Law minister Anisul Huq today said the Philippines authorities assured Bangladesh of taking appropriate steps to return the heist money, as he returned home overnight from Manila.
"Philippines government has expressed its willingness to return the heist money . . . they earlier proved their intention in their works and deeds so far," he told newsmen at a briefing at his office
Huq said during his four-day Manila tour he had "fruitful" talks with the Philippines finance minister and the Senate Committee president when Bangladesh delegation particularly requested the Philippines senate committee president to arrange another hearing for returning the heist money, deposited in banks in the East Asian country.
Huq said the first senate committee hearing could not reach a decisive decision as the Philippines was busy with elections at that time.
"Immediately, he (senate president) accepted the request and directed his office to give a date for hearing," the minister said.
Huq said during the meeting the senate president said "the Philippines will provide all kinds of assistance to Bangladesh to return the heist money" as Manila's friendship with Bangladesh "is very strong".
The minister expressed the hope that Bangladesh would get back the entire stolen money while a case was now also pending with a Philippines court on the matter which was expected to be disposed of soon.
The law minister's briefing came two days after Philippines commercial Rizal Bank (RCBC) said it had "no reason to compensate Bangladesh Bank", a stance indicating its unwillingness to repatriate the heist amount deposited with it.
A RCBC lawyer on Tuesday said that Bangladesh Bank was "negligent" in regard to the heist as the initial security breach was "its (BBs) own fault", according to an international media.

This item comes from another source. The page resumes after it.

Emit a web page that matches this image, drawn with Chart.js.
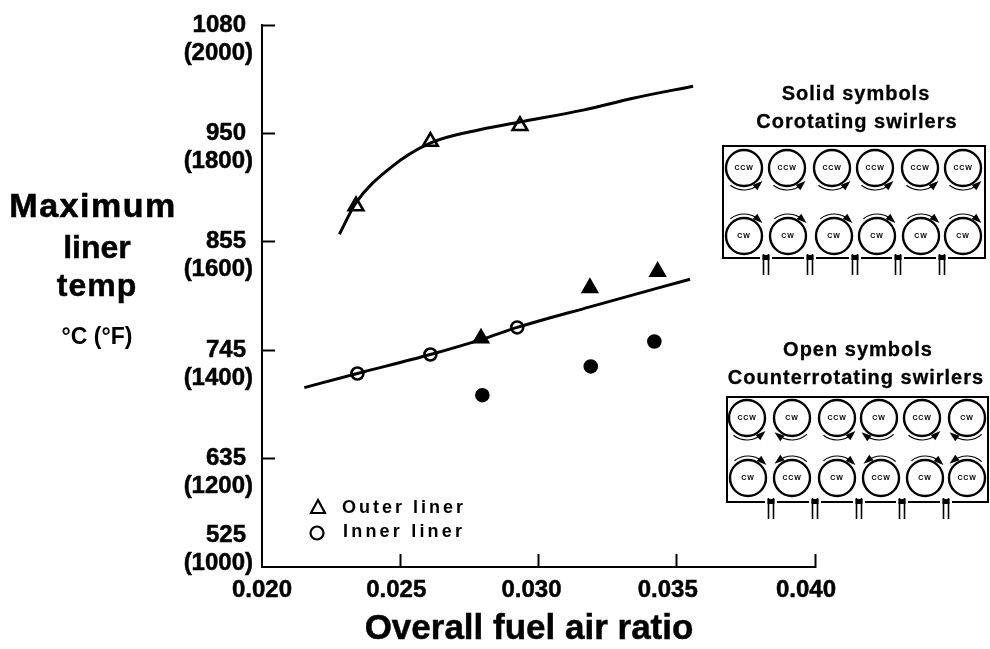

Finance Minister AMA Muhith yesterday called "not ethical" the RCBC stance against returning the stolen money, expecting the Philippines government and central bank there to take steps to repatriate the amount.
Muhith also said after the RCBC announcement, Bangladesh would now wait for the Philippines government and central bank's steps in this regard.
Hackers had stolen a total $101 million from Bangladesh's account at the New York Fed in February.
Of the amount, $81 million was transferred to four accounts at RCBC in Manila and another $20 million to a bank in Sri Lanka but their effort to transfer of $20 million to Sri Lanka was failed because of a spelling error by the hackers.